Version Identifiers and XML

Volume 7, Issue 213; 15 Dec 2004; last modified 08 Oct 2010

David Orchard says XML blew it. He's talking about XML 1.1, but his beef isn't with the technical changes, it's with the version number.

David has been working on a TAG finding on Versioning XML Languages , so we've talked a lot about many aspects of versioning. (Ostensibly, I'm working on the finding too, but I've been busy on other things and recent technical progress is all due to David.)

But working together doesn't mean we always agree and I take exception to a few of the things David says. Full disclosure: I'm on the XML Core Working Group and I may be taking this all a bit personally.

The first thing I note is a simple, factual error. David saysI'm excerpting bits of his essay, you'll probably want to read it all in context first. My essay started as an email message to David, but he persuaded me that there was value in carrying on the discussion “in public”.:

XML 1.1 adds allowed characters - particularly control characters - to the name production.

That's just not true. Some of the C0 control characters (0x01-0x1F) are now allowed (in numeric-escaped form only) in character data where they were not previously allowed. They aren't allowed in names. Additional alphabetic and ideographic characters are allowed in names, however, so his point is still valid.

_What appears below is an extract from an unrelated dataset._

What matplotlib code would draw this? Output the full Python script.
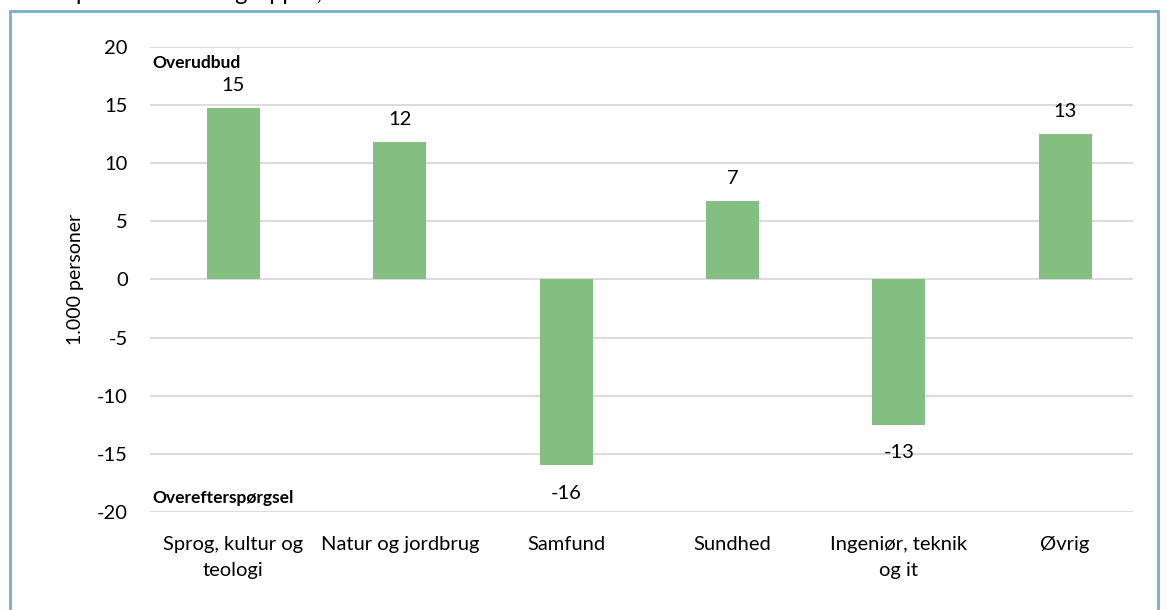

And, alas, XML 1.1 is not backwards compatible with XML 1.0. Not perfectly anyway. The C1 control characters (0x80-0x9F) were accidentally allowed in character data in XML 1.0. They are now forbidden except in their numeric-escaped forms.

To a great extent, XML 1.1 was called 1.1 because it was hoped that this would help foster adoption, rather than xml 1.01 or xml 2.0. I think it's particularly sad that XML has resorted to this kind of marketing effort in it's version identifiers.

To which I am inclined to reply, “Oh, come on!” None of the technical arguments David is making would change if it was called XML 1.01 (or XML 1.0.1 which was actually proposed).

One can argue that it should have been called 2.0 because of its tiny backwards incompatibility, and that's an entirely valid argument, except that it ignores the fact that all specifications are developed in both a social and a technical context.

Here's a rule that could help: Version identifiers should be rigorously used to identify compatible or incompatible changes.

Yep, that would have made it 2.0. But users have non-technical expectations about version numbers and it's not clear to me that the community would have benefitted from the larger number. Maybe the lesson here is that putting version numbers in the title of your specification muddies the waters.

The whole issue of backwards and forwards compatibility in a vocabulary that has an explicit version number is an interesting one anyway. Suppose this is an instance of the first version of some vocabulary:

<transaction>
  <buy shares="1000">SUNW</buy>
</transaction>

If a second version of this vocabulary adds some optional element, we can say that it's backwards compatible because the preceding instance is still a valid, understandable instance.

But can we say the same thing about this instance?

<transaction version="1.0">
  <buy shares="1000">SUNW</buy>
</transaction>

If the second version mandates “version="2.0"”, then the preceding message isn't really a valid second version instance. It's trivial to transform it into one, and the semantics are exactly what you'd expect, but that's not quite the same thing, is it?

It's trivial to transform XML 1.0 documents into XML 1.1 documents too, and the semantics are exactly what you'd expect:

If there's an XML declaration in the version 1.0 document, replace “version="1.0"” with “version="1.1"”. I there isn't an XML declaration, add one with “version="1.1"”.
If the document contains any unescaped C1 control characters, escape them.

Given that you have to touch the document to make it an XML 1.1 document (because XML 1.0 does mandate version 1.0 in the XML declaration, even if the declaration is implicit) and given that no real world documents actually use the C1 control characters (outside of test suites), I think it's a stretch to say XML blew it.

David goes on to explain:

The reason is that the XML 1.0 has very few extensibility points that allow for compatibility, and name characters are not one of these extensibility points. XML 1.0 decided that any extension, like a control character, results in a fault. It does not have any way of dealing with the extensions that doesn't result in a fault. If it had a substitution model for name extensions, then the XML 1.1 names could be understood by XML 1.0 processors.

I don't believe any practical, sensible substitution model could have been devised. The fact that the changes made were not forward compatible is just a fact of life. The fact that they're not backwards compatible is unfortunate. That was probably a mistake: a very minor technical one and an apparently larger political one.

There's an axiom that emerges: Forward compatible extensions can only be done if a substitution model for the extensions exist.

If XML 1.1 (sic) had provided a substitution model, like the must ignore unknowns, then XML 1.1 truly would be compatible with XML 1.0.

David, are you suggesting that “must ignore” would have been the slightest bit reasonable in this context? That suggests that an XML 1.0 processor should treat <ab> as if it were <ab> which strikes me as ludicrous. (That's an Ethiopic ሰ in the first name.)